За завтраком он стал рассказывать новости Дзена: там обсуждали, как хорошо было «раньше».
«Начитался всякого говна», - вспомнила я юлечкин афоризм, а вслух сказала, что пятьдесят лет назад деревья были большими, трава - зеленее, но меня туда и палками не загонишь; как вспомню себя в этот день 83-го года, беременную, после работы, с ребёнком из детского сада в огромной очереди за сосисками, и не уйдёшь, потому что ничего другого нет, и никто, конечно, не пропустит - нет, спасибо.
Да и всё остальное, там речь шла конкретно о Никольской: «не та, вот раааньше…». Раньше, говорю, там машины парковались друг на друге, тротуары во льду, и ты бочком по снежным лужам пробираешься к ГУМу, а какой-нибудь нетерпеливый мерс тебя под коленки подталкивает.
Да и вообще всю «ту» жизнь с кочки на кочку перескакивала, периодически падая в дерьмо, одни только политинформации на работе чего стоили, и отсутствие прокладок, извинити.
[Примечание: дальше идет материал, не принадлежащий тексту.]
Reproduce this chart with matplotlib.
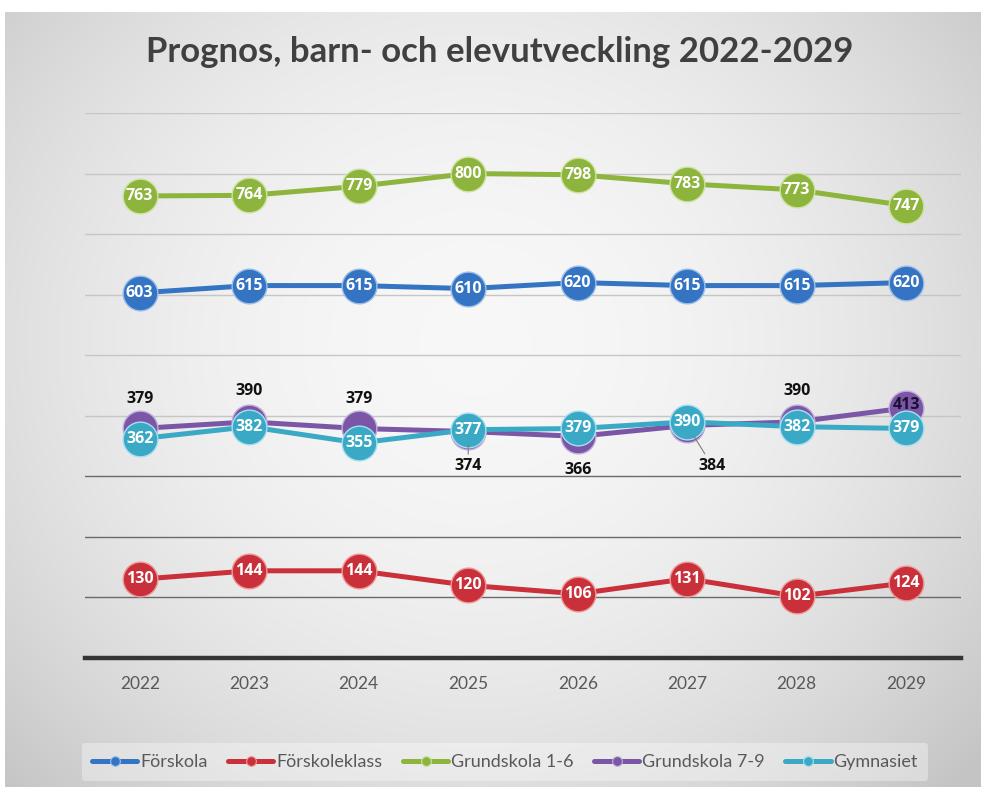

И я помню карточки на продукты, у бабушки лежали на радиоприёмнике, было написано «пшено», и яичный порошок в наволочке начала шестидесятых. И «карточка покупателя» с печатью и фотографией из девяностых у меня ещё валяется, на обратной стороне вписаны двое детей с годами рождения, чтобы на них тоже пакет молока дали, спасибо говнюкам гайдаровским за наше счастливое детство, не грузи ты меня всякой дрянью, говорю, мне вредно злиться.
Моё самое лучшее время, говорю, было от пятидесяти до шестидесяти: детей спихнула с плеч, сама пока бодра и иногда весела, морщины и седые волосы ненавязчивы и неразборчивы, езжу по белу свету, ем и делаю что хочу. И кураж. И вокруг стало приятно смотреть, перестала Москву ненавидеть, и можно немножко покричать на власти. чтобы дела шевелились. Вчера прочла, что за одиннадцать лет в Москва 36 набережных благоустроили, и я это вижу.
Всех старых пердунов нытиков, которые в супермаркете набивают корзины с чеком на две-три тысячи, я бы «туда» и отправляла, вкусить, так сказать, светлого прошлого: колготки двух видов, «наши» неносибельные и гдр-вские по 7.70 рублей, и трехчасовые очереди за парой чешских сапог ценой в месячную зарплату. Да мало ли что ещё. Всё, что было у меня прекрасного, было по стечению обстоятельств и по способности молодости плевать на плохое.
Пошла гулять всё-таки в жару и не прогадала: пахнет влажной лесной травой и свежеспиленными ветками, поля изнывающих от жажды пионов в питомнике, где не я теперь волонтёрю, в теньке приятно обдувает, подступы к лежакам на пляже усеяны телами в панамках, повсюду услаждают взор младенцы разного рода, розовые - человечьи, пушистые - утиные.
Пока шла, вспомнила в связи с комментарием в дружественном журнале, что, пожалуй, был недолгий период, в который хотелось бы ненадолго вернуться: мне тридцать с небольшим, конец июня, жара, санаторий в Паланге, на баскетбольной площадке я вся такая легкая тростиночка в ярко-желтых штанах учу детей бросать мячи в кольцо.
Мимо идёт компания мужчин, с которыми сталкивалась то в столовой, то на процедурах, то на «танцах» они безрезультатно пытались меня приглашать. Я их вижу боковым зрением и бросаю мяч со средней линии. Попадаю в кольцо, чисто и по дуге. Бросаю снова. Попадаю. Ещё попадаю и ещё, раз десять подряд, и с разбега, и на месте, и двумя ногами вместе.
Дети в восторге. Отдаю им мяч и походкой модели иду в номер.
Ко мне вечером подошли: вы, наверное, спортсменка? мы сегодня смотрели, как у вас красиво получается.
Нет, говорю, это была специальная цирковая программа, исполнялась один раз.
Сейчас бы я тоже попробовала, но от этой жары у гипертоника со стажем давление 90/60, сейчас я и мяч-то не удержу в руках.